Task prompt: Include the line with "const tempTicks = [0, 20];" and every line before it in the entries below, echoed exactly, but not the pictures.

Records supplied:
•••

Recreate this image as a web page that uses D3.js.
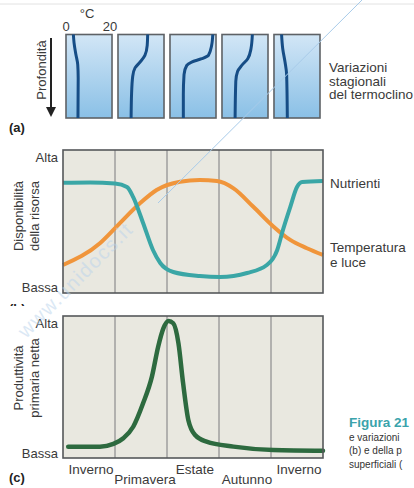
<!DOCTYPE html>
<html><head><meta charset="utf-8">
<script src="https://cdn.jsdelivr.net/npm/d3@7"></script>
<style>
html,body{margin:0;padding:0;background:#fff;overflow:hidden}
text{font-family:"Liberation Sans",Arial,sans-serif;fill:#3a3a3a}
</style></head>
<body><svg id="c" width="414" height="488"></svg>
<script>
// ---------- DATA ----------
const seasons = ["Inverno","Primavera","Estate","Autunno","Inverno"];
const profileSeasons = ["Inverno1","Primavera","Estate","Autunno","Inverno2"];
// thermocline profiles: depth fraction (0 surface → 1 bottom) and temperature (°C)
const depth1 = [0, 0.10, 0.24, 0.36, 0.52, 1.0];
const temp1  = [3.2, 3.5, 4.3, 5.1, 5.3, 5.2];
const depth2 = [0, 0.13, 0.25, 0.33, 0.40, 0.50, 0.71, 1.0];
const temp2  = [12.9, 12.7, 11.7, 9.6, 7.4, 6.4, 5.9, 5.7];
const depth3 = [0, 0.13, 0.25, 0.29, 0.33, 0.37, 0.48, 0.72, 1.0];
const temp3  = [18.6, 18.1, 16.7, 13.8, 9.4, 7.3, 6.1, 5.8, 5.8];
const depth4 = [0, 0.17, 0.29, 0.37, 0.44, 0.56, 1.0];
const temp4  = [13.2, 12.6, 11.2, 8.6, 6.8, 6.0, 5.7];
const depth5 = [0, 0.17, 0.33, 0.48, 1.0];
const temp5  = [3.3, 3.8, 4.8, 5.5, 5.8];
const tempTicks = [0, 20];

// panel b: time (0..5 season units) and resource availability (0..100)
const nutT = [0, 0.52, 1.0, 1.23, 1.35, 1.54, 1.73, 1.87, 2.12, 2.63, 3.02, 3.54, 3.92, 4.12, 4.23, 4.37, 4.50, 4.60, 5.0];
const nutV = [77.1, 77.3, 76.6, 74.1, 67.1, 49.0, 30.1, 21.0, 14.7, 11.9, 11.2, 14.0, 19.6, 30.1, 44.1, 60.1, 74.1, 77.6, 78.3];
const tempT = [0, 0.71, 1.03, 1.48, 1.80, 2.25, 2.63, 2.96, 3.28, 3.66, 4.05, 4.37, 4.69, 5.0];
const tempV = [19.6, 34.8, 46.4, 62.7, 72.0, 77.8, 79.0, 78.3, 73.2, 60.3, 46.4, 37.1, 31.3, 26.6];
// panel c: net primary productivity
const ppT = [0.10, 0.71, 0.97, 1.16, 1.35, 1.54, 1.71, 1.83, 1.93, 2.03, 2.12, 2.22, 2.31, 2.41, 2.54, 2.76, 3.28, 4.04, 5.0];
const ppV = [8.0, 8.0, 9.9, 13.9, 22.0, 38.5, 57.3, 78.4, 91.3, 96.5, 94.9, 80.8, 52.6, 26.8, 16.2, 11.5, 8.0, 5.6, 5.1];
const levelVals = [4, 95];
const levelLabels = ["Bassa", "Alta"];
const ppLevelVals = [3, 95];

// ---------- DRAW ----------
const svg = d3.select("#c");
const defs = svg.append("defs");
const grad = defs.append("linearGradient").attr("id","wg").attr("x1",0).attr("y1",0).attr("x2",0).attr("y2",1);
grad.append("stop").attr("offset","0%").attr("stop-color","#d2e6f6");
grad.append("stop").attr("offset","100%").attr("stop-color","#8ac0e6");

// top faint rule
svg.append("line").attr("x1",0).attr("x2",414).attr("y1",4).attr("y2",4).attr("stroke","#e2e2e2");

// ---- Panel (a) ----
const bandA = d3.scaleBand().domain(profileSeasons).range([66, 320]).paddingInner(0.115);
const yDepth = d3.scaleLinear().domain([0,1]).range([34.5, 118]);
const profiles = [[depth1,temp1],[depth2,temp2],[depth3,temp3],[depth4,temp4],[depth5,temp5]];
const gA = svg.append("g");
profileSeasons.forEach((s,i)=>{
  const x0 = bandA(s);
  const xT = d3.scaleLinear().domain([0,20]).range([x0, x0+bandA.bandwidth()]);
  gA.append("rect").attr("x",x0).attr("y",yDepth(0)).attr("width",bandA.bandwidth())
    .attr("height",yDepth(1)-yDepth(0)).attr("fill","url(#wg)").attr("stroke","#5e6266").attr("stroke-width",1.6);
  const [dep,tmp] = profiles[i];
  const pts = dep.map((d,j)=>[xT(tmp[j]), yDepth(d)]);
  gA.append("path").attr("d", d3.line().curve(d3.curveMonotoneY)(pts))
    .attr("fill","none").attr("stroke","#164d86").attr("stroke-width",3).attr("stroke-linecap","butt");
  if(i===0){
    tempTicks.forEach(t=>{
      gA.append("text").attr("x", xT(t) + (t===0?0:-2)).attr("y",31).attr("text-anchor","middle")
        .attr("font-size",13).text(t);
    });
    gA.append("text").attr("x", xT(10)-2).attr("y",18).attr("text-anchor","middle").attr("font-size",13).text("°C");
  }
});
// depth arrow
gA.append("line").attr("x1",51).attr("x2",51).attr("y1",38).attr("y2",108).attr("stroke","#222").attr("stroke-width",2);
gA.append("path").attr("d","M46,107 L56,107 L51,117 Z").attr("fill","#222");
gA.append("text").attr("transform","translate(41,70) rotate(-90)").attr("text-anchor","middle")
  .attr("dominant-baseline","central").attr("font-size",13).text("Profondità");
["Variazioni","stagionali","del termoclino"].forEach((t,i)=>{
  gA.append("text").attr("x",329).attr("y",72+i*13.7).attr("font-size",13.5).text(t);
});
svg.append("text").attr("x",9).attr("y",132).attr("font-size",13).attr("font-weight","bold").style("fill","#222").text("(a)");

// ---- shared x ----
const x = d3.scaleLinear().domain([0,5]).range([63,323]);

function panel(top, bottom, titleLines, titleY){
  const y = d3.scaleLinear().domain([0,100]).range([bottom, top]);
  const g = svg.append("g");
  g.append("rect").attr("x",x(0)).attr("y",top).attr("width",x(5)-x(0)).attr("height",bottom-top)
    .attr("fill","#e9e8e0");
  [1,2,3,4].forEach(v=>{
    g.append("line").attr("x1",x(v)).attr("x2",x(v)).attr("y1",top).attr("y2",bottom)
      .attr("stroke","#9a9a9a").attr("stroke-width",1.4);
  });
  titleLines.forEach((t,i)=>{
    g.append("text").attr("transform",`translate(${18+i*16},${titleY}) rotate(-90)`).attr("text-anchor","middle")
      .attr("dominant-baseline","central").attr("font-size",13).text(t);
  });
  return {g,y};
}

// ---- Panel (b) ----
const pb = panel(150, 293, ["Disponibilità","della risorsa"], 216);
const lineB = d3.line().curve(d3.curveMonotoneX).x(d=>x(d[0])).y(d=>pb.y(d[1]));
pb.g.append("path").attr("d", lineB(tempT.map((t,i)=>[t,tempV[i]])))
  .attr("fill","none").attr("stroke","#f0953b").attr("stroke-width",4);
pb.g.append("path").attr("d", lineB(nutT.map((t,i)=>[t,nutV[i]])))
  .attr("fill","none").attr("stroke","#3aa6a6").attr("stroke-width",4);
pb.g.append("rect").attr("x",x(0)).attr("y",150).attr("width",x(5)-x(0)).attr("height",143)
  .attr("fill","none").attr("stroke","#55585a").attr("stroke-width",1.6);
const axB = pb.g.append("g").attr("transform",`translate(${x(0)},0)`)
  .call(d3.axisLeft(pb.y).tickValues(levelVals).tickSize(0).tickPadding(5).tickFormat((d,i)=>levelLabels[i]));
axB.select(".domain").remove();
axB.selectAll("text").attr("font-size",13).style("font-family","Liberation Sans, Arial, sans-serif").attr("fill","#3a3a3a");
pb.g.append("text").attr("x",330).attr("y",188).attr("font-size",13.5).text("Nutrienti");
pb.g.append("text").attr("x",330).attr("y",252).attr("font-size",13.5).text("Temperatura");
pb.g.append("text").attr("x",330).attr("y",267).attr("font-size",13.5).text("e luce");

// (b) label, partially hidden
defs.append("clipPath").attr("id","cb").append("rect").attr("x",0).attr("y",290).attr("width",60).attr("height",16);
svg.append("text").attr("x",9).attr("y",313).attr("font-size",13).attr("font-weight","bold")
  .attr("clip-path","url(#cb)").style("fill","#222").text("(b)");

// ---- Panel (c) ----
const pc = panel(316, 458, ["Produttività","primaria netta"], 378);
const lineC = d3.line().curve(d3.curveMonotoneX).x(d=>x(d[0])).y(d=>pc.y(d[1]));
pc.g.append("path").attr("d", lineC(ppT.map((t,i)=>[t,ppV[i]])))
  .attr("fill","none").attr("stroke","#2d6a3f").attr("stroke-width",4.5).attr("stroke-linecap","round");
pc.g.append("rect").attr("x",x(0)).attr("y",316).attr("width",x(5)-x(0)).attr("height",142)
  .attr("fill","none").attr("stroke","#55585a").attr("stroke-width",1.6);
const axC = pc.g.append("g").attr("transform",`translate(${x(0)},0)`)
  .call(d3.axisLeft(pc.y).tickValues(ppLevelVals).tickSize(0).tickPadding(5).tickFormat((d,i)=>levelLabels[i]));
axC.select(".domain").remove();
axC.selectAll("text").attr("font-size",13).style("font-family","Liberation Sans, Arial, sans-serif").attr("fill","#3a3a3a");

// season labels
seasons.forEach((s,i)=>{
  svg.append("text").attr("x", x(i+0.5)+ (i===1?4:2)).attr("y", i%2===0 ? 474 : 484)
    .attr("text-anchor","middle").attr("font-size",13.5).text(s);
});
svg.append("text").attr("x",9).attr("y",482).attr("font-size",13).attr("font-weight","bold").style("fill","#222").text("(c)");

// caption fragment (as visible at the right edge)
svg.append("text").attr("x",349).attr("y",427).attr("font-size",13.5).attr("font-weight","bold").style("fill","#3aa3ab").text("Figura 21");
["e variazioni","(b) e della p","superficiali ("].forEach((t,i)=>{
  svg.append("text").attr("x",349).attr("y",441+i*13.3).attr("font-size",10).style("fill","#333").text(t);
});

// watermark
svg.append("line").attr("x1",362).attr("y1",0).attr("x2",158).attr("y2",203)
  .attr("stroke","#a8cbe9").attr("stroke-width",1);
svg.append("text").attr("transform","translate(26,339) rotate(-45)").attr("font-size",20).attr("letter-spacing",1.5)
  .style("fill","#b9d3ec").attr("opacity",0.5).text("www.unidocs.it");
</script></body></html>
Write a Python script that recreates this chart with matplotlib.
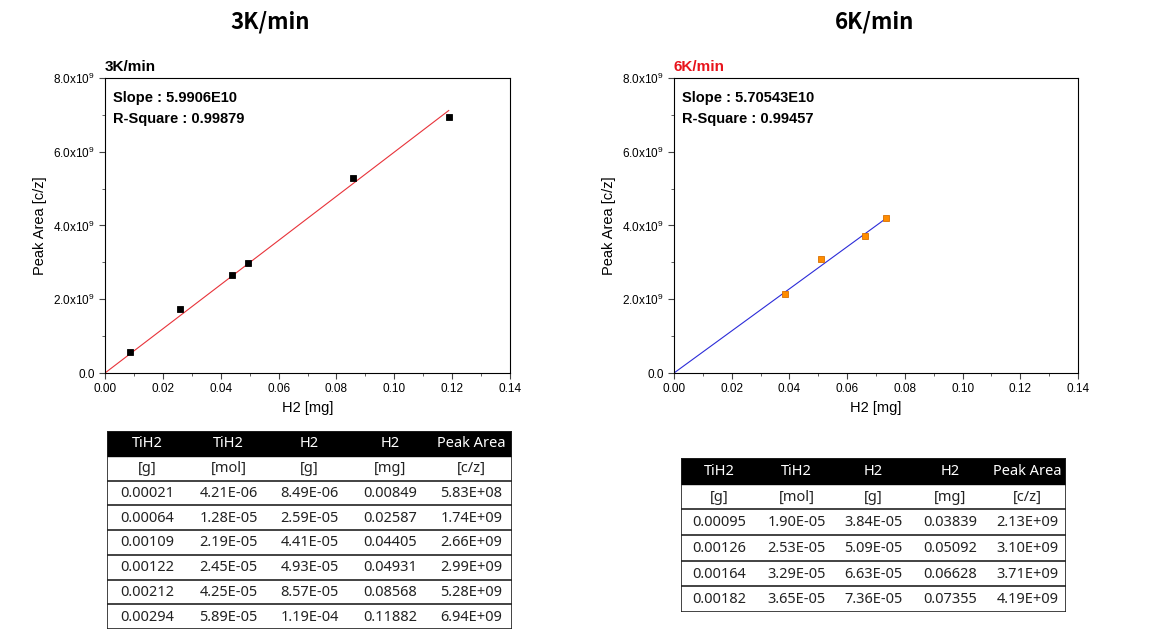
import matplotlib
matplotlib.use('Agg')
import matplotlib.pyplot as plt
from matplotlib.ticker import MultipleLocator, FuncFormatter
from matplotlib.patches import Rectangle

plt.rcParams['font.family'] = ['Liberation Sans', 'DejaVu Sans']
plt.rcParams['mathtext.fontset'] = 'custom'
plt.rcParams['mathtext.rm'] = 'Liberation Sans'

# 3K/min data
tih2_g_3k = ['0.00021', '0.00064', '0.00109', '0.00122', '0.00212', '0.00294']
tih2_mol_3k = ['4.21E-06', '1.28E-05', '2.19E-05', '2.45E-05', '4.25E-05', '5.89E-05']
h2_g_3k = ['8.49E-06', '2.59E-05', '4.41E-05', '4.93E-05', '8.57E-05', '1.19E-04']
h2_mg_3k = [0.00849, 0.02587, 0.04405, 0.04931, 0.08568, 0.11882]
peak_3k = [5.83e8, 1.74e9, 2.66e9, 2.99e9, 5.28e9, 6.94e9]
slope_3k = 5.9906e10
slope_3k_txt = '5.9906E10'
r2_3k = '0.99879'

# 6K/min data
tih2_g_6k = ['0.00095', '0.00126', '0.00164', '0.00182']
tih2_mol_6k = ['1.90E-05', '2.53E-05', '3.29E-05', '3.65E-05']
h2_g_6k = ['3.84E-05', '5.09E-05', '6.63E-05', '7.36E-05']
h2_mg_6k = [0.03839, 0.05092, 0.06628, 0.07355]
peak_6k = [2.13e9, 3.10e9, 3.71e9, 4.19e9]
slope_6k = 5.70543e10
slope_6k_txt = '5.70543E10'
r2_6k = '0.99457'

header = ['TiH2', 'TiH2', 'H2', 'H2', 'Peak Area']
units = ['[g]', '[mol]', '[g]', '[mg]', '[c/z]']

tf = ['Noto Sans', 'DejaVu Sans']
kr = ['Noto Sans CJK KR', 'DejaVu Sans']


def yfmt(v, pos):
    if abs(v) < 1:
        return '0.0'
    return r'$\mathregular{%.1fx10^{9}}$' % (v / 1e9)


def draw_chart(ax, x, y, slope, slope_txt, r2, label, label_color, mcolor, ecolor, lcolor):
    xs = [0, max(x)]
    ax.plot(xs, [slope * v for v in xs], color=lcolor, lw=0.8)
    ax.plot(x, y, 's', ms=5, color=mcolor, mec=ecolor, mew=0.6)
    ax.set_xlim(0, 0.14)
    ax.set_ylim(0, 8e9)
    ax.xaxis.set_major_locator(MultipleLocator(0.02))
    ax.xaxis.set_minor_locator(MultipleLocator(0.01))
    ax.yaxis.set_major_locator(MultipleLocator(2e9))
    ax.yaxis.set_minor_locator(MultipleLocator(1e9))
    ax.xaxis.set_major_formatter(FuncFormatter(lambda v, p: '%.2f' % v))
    ax.yaxis.set_major_formatter(FuncFormatter(yfmt))
    ax.tick_params(which='both', direction='out', labelsize=8.5, color='#444444')
    ax.tick_params(which='major', length=4)
    ax.tick_params(which='minor', length=2.5)
    ax.set_xlabel('H2 [mg]', fontsize=10.5)
    ax.set_ylabel('Peak Area [c/z]', fontsize=10.5)
    ax.text(0.02, 0.955, 'Slope : %s\nR-Square : %s' % (slope_txt, r2),
            transform=ax.transAxes, va='top', ha='left', fontsize=10.5,
            fontweight='bold', linespacing=1.6)
    ax.text(0.0, 1.015, label, transform=ax.transAxes, va='bottom', ha='left',
            fontsize=11, fontweight='bold', color=label_color)


def draw_table(ax, cols):
    nrows = 2 + len(cols[0])
    ncols = 5
    ax.set_xlim(0, ncols)
    ax.set_ylim(nrows, 0)
    ax.axis('off')
    ax.add_patch(Rectangle((0, 0), ncols, 1, color='black'))
    for j in range(ncols):
        ax.text(j + 0.5, 0.52, header[j], color='white', ha='center', va='center',
                fontsize=10.5, family=tf)
        ax.text(j + 0.5, 1.52, units[j], color='#222222', ha='center', va='center',
                fontsize=10.5, family=tf)
        for i, v in enumerate(cols[j]):
            ax.text(j + 0.5, 2.52 + i, v, color='#222222', ha='center', va='center',
                    fontsize=10.5, family=tf)
    for r in range(2, nrows):
        ax.plot([0, ncols], [r, r], color='#222222', lw=1.2)
    ax.add_patch(Rectangle((0, 0), ncols, nrows, fill=False, ec='#222222', lw=1.2))


fig = plt.figure(figsize=(11.6, 6.34), dpi=100)

fig.text(270 / 1160, 1 - 22 / 634, '3K/min', ha='center', va='center', fontsize=16,
         fontweight='bold', family=kr)
fig.text(875 / 1160, 1 - 22 / 634, '6K/min', ha='center', va='center', fontsize=16,
         fontweight='bold', family=kr)

ax1 = fig.add_axes([105 / 1160, 1 - 373 / 634, 405 / 1160, 295 / 634])
draw_chart(ax1, h2_mg_3k, peak_3k, slope_3k, slope_3k_txt, r2_3k, '3K/min', 'black',
           'black', 'black', '#e8333a')

ax2 = fig.add_axes([674 / 1160, 1 - 373 / 634, 404 / 1160, 295 / 634])
draw_chart(ax2, h2_mg_6k, peak_6k, slope_6k, slope_6k_txt, r2_6k, '6K/min', '#e8141c',
           '#ff8c00', '#d87000', '#2b2bd8')

t1 = fig.add_axes([107 / 1160, 1 - 629 / 634, 405 / 1160, 198 / 634])
draw_table(t1, [tih2_g_3k, tih2_mol_3k, h2_g_3k, ['%.5f' % v for v in h2_mg_3k],
                ['%.2E' % v for v in peak_3k]])

t2 = fig.add_axes([681 / 1160, 1 - 612 / 634, 385 / 1160, 154 / 634])
draw_table(t2, [tih2_g_6k, tih2_mol_6k, h2_g_6k, ['%.5f' % v for v in h2_mg_6k],
                ['%.2E' % v for v in peak_6k]])

fig.savefig('out.png', dpi=100)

•••

Result below:
Recreate this image as a web page that uses D3.js.
<!DOCTYPE html>
<html><head><meta charset="utf-8">
<script src="https://cdn.jsdelivr.net/npm/d3@7"></script>
<style>
html,body{margin:0;padding:0;background:#fff;overflow:hidden}
text{font-family:"Liberation Sans",Arial,sans-serif;fill:#3a3a3a}
</style></head>
<body><svg id="c" width="414" height="488"></svg>
<script>
// ---------- DATA ----------
const seasons = ["Inverno","Primavera","Estate","Autunno","Inverno"];
const profileSeasons = ["Inverno1","Primavera","Estate","Autunno","Inverno2"];
// thermocline profiles: depth fraction (0 surface → 1 bottom) and temperature (°C)
const depth1 = [0, 0.10, 0.24, 0.36, 0.52, 1.0];
const temp1  = [3.2, 3.5, 4.3, 5.1, 5.3, 5.2];
const depth2 = [0, 0.13, 0.25, 0.33, 0.40, 0.50, 0.71, 1.0];
const temp2  = [12.9, 12.7, 11.7, 9.6, 7.4, 6.4, 5.9, 5.7];
const depth3 = [0, 0.13, 0.25, 0.29, 0.33, 0.37, 0.48, 0.72, 1.0];
const temp3  = [18.6, 18.1, 16.7, 13.8, 9.4, 7.3, 6.1, 5.8, 5.8];
const depth4 = [0, 0.17, 0.29, 0.37, 0.44, 0.56, 1.0];
const temp4  = [13.2, 12.6, 11.2, 8.6, 6.8, 6.0, 5.7];
const depth5 = [0, 0.17, 0.33, 0.48, 1.0];
const temp5  = [3.3, 3.8, 4.8, 5.5, 5.8];
const tempTicks = [0, 20];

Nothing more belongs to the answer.